By Fred Franke
Franke Beckett LLC
The Court of Special Appeals has delivered a useful reminder that the procedural rules governing appeals from the Orphans’ Court are unique and dissimilar to those governing Circuit Court actions. This is particularly true when determining whether an order is final for the purposes of an appeal and who is the aggrieved party to institute such an appeal. In this case, the procedural rules dictated the substantive results of the case.
The substantive issue involved in the matter of Estate of Kirsch, 2017 WL 2464517 (unreported) was whether a family partnership agreement with restrictions on transfer would void a bequest of the partnership interest to the decedent’s significant other and residuary heirs, or force that interest back to her family. The restrictions to transfer followed a commonplace pattern permitting only gratuitous transfers to certain family members but also giving those family members a right of first refusal in the event of any bona fide offer to purchase the interest by a third party. That latter provision, of course, is necessary in order to sidestep the common law rule against unreasonable restraints on the alienation of property.
The federal court, in a companion action, upheld the partnership restrictive transfer provisions. The personal representative, who was the significant other of the decedent and the intended beneficiary of her partnership interests, pivoted and claimed to have received a bona fide offer to purchase from himself individually. Obviously, this was an attempt to sidestep the general provisions prohibiting the transfer of the interest to a non-family member.
The Orphans’ Court directed the personal representative to distribute the partnership interests to the decedent’s brother who was her heir-at-law as an intestate distribution. The significant other, in his capacity as personal representative but not individually, made a timely appeal of the court’s order directing the distribution.
The Court of Special Appeals dismissed the appeal. First, the Court held that the personal representative is not the aggrieved party and has no basis upon which to appeal a direction to distribute. The purported intended legatee is the party in interest, not the personal representative. Buchwald v. Buchwald, 175 Md. 103 (1938); Surratt v. Knight, 162 Md. 14 (1932).
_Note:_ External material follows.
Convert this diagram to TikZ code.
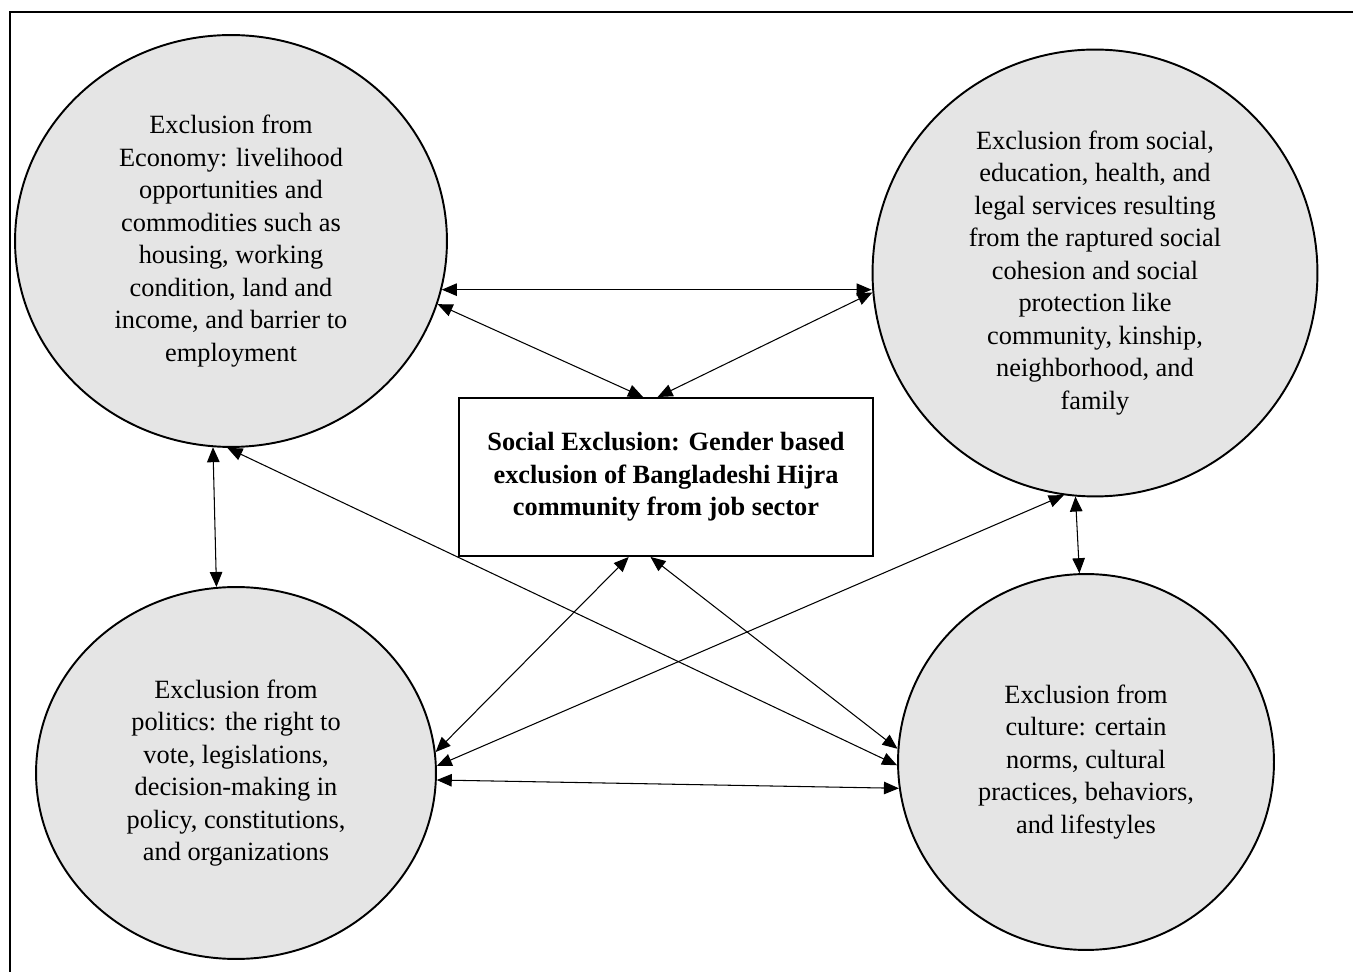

The personal representative’s fallback argument was that the order was not a final order. If this were true, then the significant other as the intended legatee instead of as personal representative could still perfect an appeal. Otherwise, the time to appeal had closed.
The Court in Estate of Kirsch delineates how finality is defined in Orphans’ Court matters as opposed to the broader world of civil litigation. “In probate proceedings, ‘the need for judicial adjudicative intervention is frequently intermittent and only on a very ad hoc basis.’ For this very reason, the definition of a ‘final judgment’ in an Orphans’ Court proceeding is unlike the definition used in ordinary civil litigation. The proper time to challenge the distribution of an asset is when the Orphans’ Court orders the distribution, not when all accounts are ultimately settled.” Est. of Kirsch, quoting Banashak v. Wittstadt, 167 Md.App. 627 (2006)(internal citations omitted). This is quite different from the definition of final judgment in ordinary civil litigation. Judge Moylan “drew a distinction between ordinary civil litigation, which typically ends in a decisive (or ‘apocalyptic’) judgment that resolves all claims involving all parties, and the ‘fundamentally different legal environment of Orphans’ Court litigation, in which ‘adjudicative decisions as to bits and pieces of the larger enterprise may be the only court judgments ever rendered.'” Estate of Kirsch quoting, again, Banashak. In Kirsch, many subsiding issues remained between the parties but the order for distribution nevertheless constituted a final order for the purposes of the appeal.